Article I.—Is patience a virtue?
R. The moral virtues preserve the good of reason against the assaults of passion. Now among other passions sadness operates powerfully in hindering the good of reason, according to the texts: “The sorrow of the world worketh death;” and “Sadness hath killed many, and there is no profit on it.” Hence it is necessary to have some virtue by which the good of reason may be preserved against sadness. This is the work of patience. Hence Augustine says: “It is by patience that we bear evils with equanimity, lest by loss of equanimity we abandon the goods whereby we arrive at better goods.” Hence clearly patience is a virtue.
Article II.—Is patience the chief of virtues?
R. Virtue is what makes its possessor good and his work good. Hence a virtue must be more eminent and preferable, the more powerfully and directly it sets a man in the way of good. Now the virtues which are themselves constituent of good put a man in the way of good more directly than those which are preventive of seduction from good. And as among those that are constituent of good one is preferred to another inasmuch as it sets a man in possession of greater good—thus faith, hope, and charity are preferred to prudence and justice,—so among those that are preventive of withdrawal from good, one is preferred to another in proportion to the strength of the perturbing agency which it counteracts. But the perils of death, with which fortitude is conversant, or the delights of touch with which temperance deals, are more potent perturbing agents to withdraw men from good than the whole line of adversities that make the subject-matter of patience. And therefore patience is not chief of virtues, but falls short, not only of the theological virtues, and of prudence and justice, which directly set a man up in good, but also of fortitude and temperance, which remove greater obstacles from the right path than are removed by patience.
Article IV.
§ 1. It belongs to fortitude to face, not any adversity whatever, but that which is most difficult to face, namely, danger of death. But the endurance of any evils whatsoever may belong to patience.

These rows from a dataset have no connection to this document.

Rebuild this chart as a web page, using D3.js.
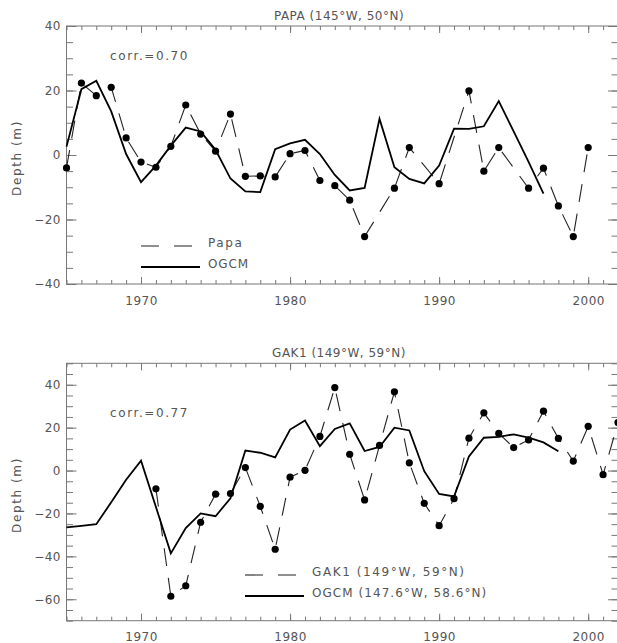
<!DOCTYPE html>
<html>
<head>
<meta charset="utf-8">
<script src="https://cdn.jsdelivr.net/npm/d3@7"></script>
<style>
  body { margin: 0; background: #fff; }
  svg text { font-family: "DejaVu Sans", sans-serif; font-size: 12px; letter-spacing: 0.5px; fill: #555; }
  svg text.lab { letter-spacing: 1.6px; }
  .axis path.domain { display: none; }
  .axis line { stroke: #777; }
</style>
</head>
<body>
<div id="chart"></div>
<script>
// PAPA (145W, 50N) - observed anomaly, years with data only
const papaYears = [1965, 1966, 1967, 1968, 1969, 1970, 1971, 1972, 1973, 1974, 1975, 1976, 1977, 1978,
  1979, 1980, 1981, 1982, 1983, 1984, 1985, 1987, 1988, 1990, 1992, 1993, 1994, 1996, 1997, 1998, 1999, 2000];
const papaObs = [-4, 22.3, 18.4, 21.0, 5.3, -2.2, -3.8, 2.7, 15.5, 6.5, 1.2, 12.7, -6.6, -6.5,
  -6.8, 0.4, 1.4, -7.9, -9.5, -14.0, -25.3, -10.3, 2.3, -8.9, 19.9, -5.0, 2.3, -10.3, -4.1, -15.8, -25.3, 2.3];
// OGCM at PAPA, 1965-1997
const papaModelYears = d3.range(1965, 1998);
const papaModel = [2.6, 20.4, 23.0, 13.5, 0.3, -8.4, -3.3, 2.9, 8.5, 7.3, 1.6, -7.3, -11.3, -11.5,
  1.8, 3.6, 4.7, 0.3, -6.2, -11.0, -10.2, 11.2, -3.8, -7.4, -8.8, -3.3, 8.2, 8.1, 8.9, 16.7, 7.3, -2.1, -12.0];

// GAK1 (149W, 59N), 1971-2002
const gakYears = d3.range(1971, 2003);
const gakObs = [-8.5, -58.6, -53.7, -24.1, -11.0, -10.7, 1.4, -16.7, -36.7, -3.1, 0.1, 15.9, 38.7, 7.6,
  -13.7, 11.7, 36.7, 3.6, -15.3, -25.7, -13.1, 15.1, 26.9, 17.3, 10.7, 14.3, 27.7, 15.0, 4.4, 20.6, -1.9, 22.4];
// OGCM at 147.6W, 58.6N, 1965-1998
const gakModelYears = d3.range(1965, 1999);
const gakModel = [-26.5, -25.8, -25.0, -14.8, -4.3, 4.6, -17.0, -38.6, -26.8, -20.0, -21.3, -12.9, 9.3, 8.3,
  6.1, 19.1, 23.3, 11.4, 19.4, 22.0, 9.1, 11.0, 20.0, 18.7, -0.3, -10.9, -12.1, 6.6, 15.3, 15.7, 16.9, 15.3, 13.1, 9.0];

const xMajor = [1970, 1980, 1990, 2000];

const width = 617;
const height = 643;

const svg = d3.select("#chart")
  .append("svg")
  .attr("width", width)
  .attr("height", height);

const x = d3.scaleLinear().domain([1965, 2002]).range([66.5, 618]);
const xMinor = d3.range(1965, 2003);

function drawPanel(p) {
  const y = d3.scaleLinear().domain(p.yDomain).range(p.yRange);
  const yMinor = d3.range(p.yDomain[0], p.yDomain[1] + 1, 5);
  const top = p.yRange[1], bottom = p.yRange[0];
  const g = svg.append("g");

  // frame
  g.append("rect")
    .attr("x", x.range()[0]).attr("y", top)
    .attr("width", x.range()[1] - x.range()[0]).attr("height", bottom - top)
    .attr("fill", "none").attr("stroke", "#777");

  // x ticks, inward, bottom and top
  g.append("g").attr("class", "axis").attr("transform", `translate(0,${bottom})`)
    .call(d3.axisBottom(x).tickValues(xMinor).tickSize(-4).tickFormat(""));
  g.append("g").attr("class", "axis").attr("transform", `translate(0,${bottom})`)
    .call(d3.axisBottom(x).tickValues(xMajor).tickSize(-7).tickPadding(12).tickFormat(d3.format("d")));
  g.append("g").attr("class", "axis").attr("transform", `translate(0,${top})`)
    .call(d3.axisTop(x).tickValues(xMinor).tickSize(-4).tickFormat(""));
  g.append("g").attr("class", "axis").attr("transform", `translate(0,${top})`)
    .call(d3.axisTop(x).tickValues(xMajor).tickSize(-7).tickFormat(""));

  // y ticks, inward, left and right
  g.append("g").attr("class", "axis").attr("transform", `translate(${x.range()[0]},0)`)
    .call(d3.axisLeft(y).tickValues(yMinor).tickSize(-6.5).tickFormat(""));
  g.append("g").attr("class", "axis").attr("transform", `translate(${x.range()[0]},0)`)
    .call(d3.axisLeft(y).tickValues(p.yMajor).tickSize(-10).tickPadding(5.5));
  g.append("g").attr("class", "axis").attr("transform", `translate(${x.range()[1]},0)`)
    .call(d3.axisRight(y).tickValues(yMinor).tickSize(-6.5).tickFormat(""));
  g.append("g").attr("class", "axis").attr("transform", `translate(${x.range()[1]},0)`)
    .call(d3.axisRight(y).tickValues(p.yMajor).tickSize(-10).tickFormat(""));

  // title and y label
  g.append("text")
    .attr("x", 339).attr("y", top - 6)
    .attr("text-anchor", "middle")
    .text(p.title);
  g.append("text")
    .attr("class", "lab")
    .attr("transform", `translate(21,${(top + bottom) / 2 + 3}) rotate(-90)`)
    .attr("text-anchor", "middle")
    .text("Depth (m)");

  g.append("text")
    .attr("class", "lab")
    .attr("x", 110).attr("y", p.corrY)
    .text(p.corr);

  const line = d3.line().x(d => x(d[0])).y(d => y(d[1]));

  // observed: dashed line + dots
  const obs = p.obsYears.map((yr, i) => [yr, p.obs[i]]);
  g.append("path")
    .datum(obs)
    .attr("d", line)
    .attr("fill", "none")
    .attr("stroke", "#222")
    .attr("stroke-width", 1.1)
    .attr("stroke-dasharray", "18,12");
  g.selectAll(".dot")
    .data(obs)
    .enter()
    .append("circle")
    .attr("class", "dot")
    .attr("cx", d => x(d[0]))
    .attr("cy", d => y(d[1]))
    .attr("r", 3.6)
    .attr("fill", "#000");

  // model: solid line
  const mod = p.modelYears.map((yr, i) => [yr, p.model[i]]);
  g.append("path")
    .datum(mod)
    .attr("d", line)
    .attr("fill", "none")
    .attr("stroke", "#000")
    .attr("stroke-width", 1.8);

  // legend
  const lg = g.append("g");
  lg.append("line")
    .attr("x1", p.legX).attr("x2", p.legX + 52)
    .attr("y1", p.legY).attr("y2", p.legY)
    .attr("stroke", "#222").attr("stroke-width", 1.1)
    .attr("stroke-dasharray", "18,15");
  lg.append("line")
    .attr("x1", p.legX).attr("x2", p.legX + 59)
    .attr("y1", p.legY + 21).attr("y2", p.legY + 21)
    .attr("stroke", "#000").attr("stroke-width", 1.8);
  lg.append("text")
    .attr("class", "lab")
    .attr("x", p.legTextX).attr("y", p.legY + 1)
    .text(p.obsName);
  lg.append("text")
    .attr("class", "lab")
    .style("letter-spacing", p.modelSpacing)
    .attr("x", p.legTextX).attr("y", p.legY + 22)
    .text(p.modelName);
}

drawPanel({
  title: "PAPA (145°W, 50°N)",
  yDomain: [-40, 40], yRange: [284, 26], yMajor: [-40, -20, 0, 20, 40],
  corr: "corr.=0.70", corrY: 60,
  obsYears: papaYears, obs: papaObs,
  modelYears: papaModelYears, model: papaModel,
  legX: 141, legY: 246, legTextX: 208,
  obsName: "Papa", modelName: "OGCM", modelSpacing: "0.9px"
});

drawPanel({
  title: "GAK1 (149°W, 59°N)",
  yDomain: [-70, 50], yRange: [620.7, 363.3], yMajor: [-60, -40, -20, 0, 20, 40],
  corr: "corr.=0.77", corrY: 417,
  obsYears: gakYears, obs: gakObs,
  modelYears: gakModelYears, model: gakModel,
  legX: 245, legY: 575, legTextX: 312,
  obsName: "GAK1 (149°W, 59°N)", modelName: "OGCM (147.6°W, 58.6°N)", modelSpacing: "1.05px"
});
</script>
</body>
</html>
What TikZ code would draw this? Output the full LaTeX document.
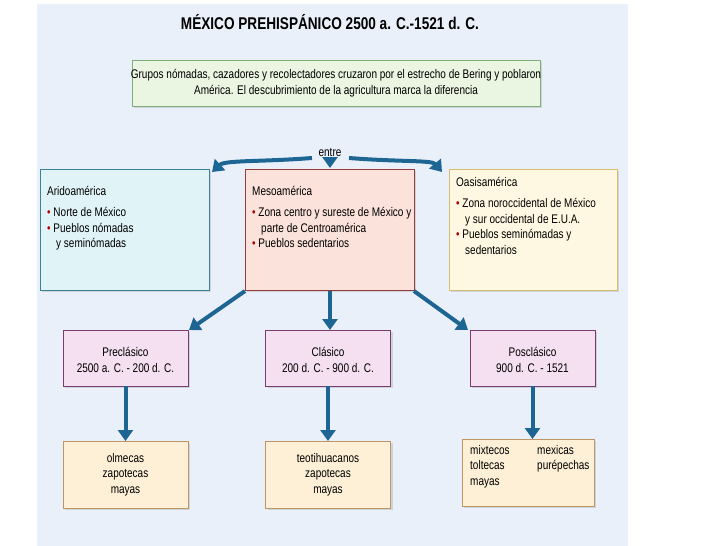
\documentclass[tikz,border=0pt]{standalone}
\usepackage{fontspec}
\setmainfont[FakeStretch=0.8]{Liberation Sans}
\usetikzlibrary{arrows.meta,shadows}
\definecolor{bg}{HTML}{EAF0FA}
\definecolor{arr}{HTML}{1D6694}
\definecolor{gD}{HTML}{7FAF7A}\definecolor{gF}{HTML}{EAF5E2}
\definecolor{cD}{HTML}{3C8296}\definecolor{cF}{HTML}{E0F4F7}
\definecolor{rD}{HTML}{963C3C}\definecolor{rF}{HTML}{FBE2DA}
\definecolor{yD}{HTML}{D7BE6E}\definecolor{yF}{HTML}{FEF8E2}
\definecolor{pD}{HTML}{783C6E}\definecolor{pF}{HTML}{F4E0F0}
\definecolor{oD}{HTML}{BE9664}\definecolor{oF}{HTML}{FDF0D6}
\tikzset{
 box/.style={draw=#1, line width=0.9pt, drop shadow={opacity=0.25,shadow xshift=2pt,shadow yshift=-2pt}},
 bigarrow/.style={draw=arr, line width=4pt, -{Triangle[width=15pt,length=11pt]}},
 txt/.style={font=\fontsize{12.5}{15.5}\selectfont, align=left, inner sep=0pt},
 ctxt/.style={font=\fontsize{12.5}{15.5}\selectfont, align=center, inner sep=0pt},
}
\newcommand{\bul}{\textcolor{red!70!black}{\textbullet}\ }
\begin{document}
\begin{tikzpicture}[x=1pt,y=-1pt]
\useasboundingbox (0,0) rectangle (728,546);
\fill[white] (0,0) rectangle (728,546);
\fill[bg] (37,4) rectangle (628,546);
\node[ctxt,font=\fontsize{17}{19}\selectfont\bfseries] (title) at (330,22) {MÉXICO PREHISPÁNICO 2500 a. C.-1521 d. C.};
\node[box=gD, fill=gF, minimum width=408pt, minimum height=46pt] (top) at (336,83) {};
\node[ctxt] at (top) {Grupos nómadas, cazadores y recolectadores cruzaron por el estrecho de Bering y poblaron\\ América. El descubrimiento de la agricultura marca la diferencia};
\node[ctxt] (entre) at (330,153) {entre};
% region boxes
\node[box=cD, fill=cF, minimum width=169pt, minimum height=121pt] (ari) at (124.5,229.5) {};
\node[box=rD, fill=rF, minimum width=169pt, minimum height=121pt] (meso) at (329.5,229.5) {};
\node[box=yD, fill=yF, minimum width=168pt, minimum height=121pt] (oasi) at (533,229.5) {};
\node[txt,anchor=north west] (aritxt) at (47,186) {Aridoamérica\\[6pt]\bul Norte de México\\ \bul Pueblos nómadas\\ \hspace*{9pt}y seminómadas};
\node[txt,anchor=north west] (mesotxt) at (252,186) {Mesoamérica\\[6pt]\bul Zona centro y sureste de México y\\ \hspace*{9pt}parte de Centroamérica\\ \bul Pueblos sedentarios};
\node[txt,anchor=north west] (oasitxt) at (456,177) {Oasisamérica\\[6pt]\bul Zona noroccidental de México\\ \hspace*{9pt}y sur occidental de E.U.A.\\ \bul Pueblos seminómadas y\\ \hspace*{9pt}sedentarios};
% period boxes
\foreach \n/\x/\t in {pre/125.5/{Preclásico\\2500 a. C. - 200 d. C.}, cla/328/{Clásico\\200 d. C. - 900 d. C.}, pos/532.5/{Posclásico\\900 d. C. - 1521}}{
 \node[box=pD, fill=pF, minimum width=125pt, minimum height=56pt] (\n) at (\x,358) {};
 \node[ctxt] at (\x,360) {\t};
}
% bottom boxes
\tikzset{bot/.style={box=oD, fill=oF, minimum height=67pt}}
\node[bot, minimum width=125pt] (b1) at (125.5,474.5) {};
\node[ctxt] at (b1) {olmecas\\zapotecas\\mayas};
\node[bot, minimum width=125pt] (b2) at (328,474.5) {};
\node[ctxt] at (b2) {teotihuacanos\\zapotecas\\mayas};
\node[bot, minimum width=132pt] (b3) at (528,472.5) {};
\node[txt,anchor=north west] at (470,445) {mixtecos\\toltecas\\mayas};
\node[txt,anchor=north west] at (537,445) {mexicas\\purépechas};
% arrows
\coordinate (eL) at (312,158);
\coordinate (eR) at (349,158);
\coordinate (eC) at (330,163);
\draw[bigarrow] (eL) .. controls (260,162) and (225,160) .. (212,172);
\draw[bigarrow] (eR) .. controls (400,162) and (432,160) .. (442,172);
\draw[bigarrow] (eC) -- (330,168);
\draw[bigarrow] (245,291) -- (189,330);
\draw[bigarrow] (330,291) -- (330,330);
\draw[bigarrow] (414,291) -- (468,330);
\draw[bigarrow] (pre.south) -- (125.5,441);
\draw[bigarrow] (cla.south) -- (328,441);
\draw[bigarrow] (pos.south) -- (532.5,439);
\end{tikzpicture}
\end{document}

§ 2. Fortitude is particularly about fears: fears lead to flight, and that is just what fortitude avoids. But patience is rather about annoyances, griefs, and sadnesses: for a man is called patient, not because he does not fly, but because he behaves himself commendably in suffering present hurts without inordinate sadness. And therefore fortitude is properly in the irascible faculty, but patience in the concupiscible. Nor does this hinder patience from being a part of fortitude: because the annexation of virtue to virtue is not arranged according to the subject faculty wherein the virtue resides, but according to its matter and form. Patience is particularly about the griefs and annoyances that are caused us by others.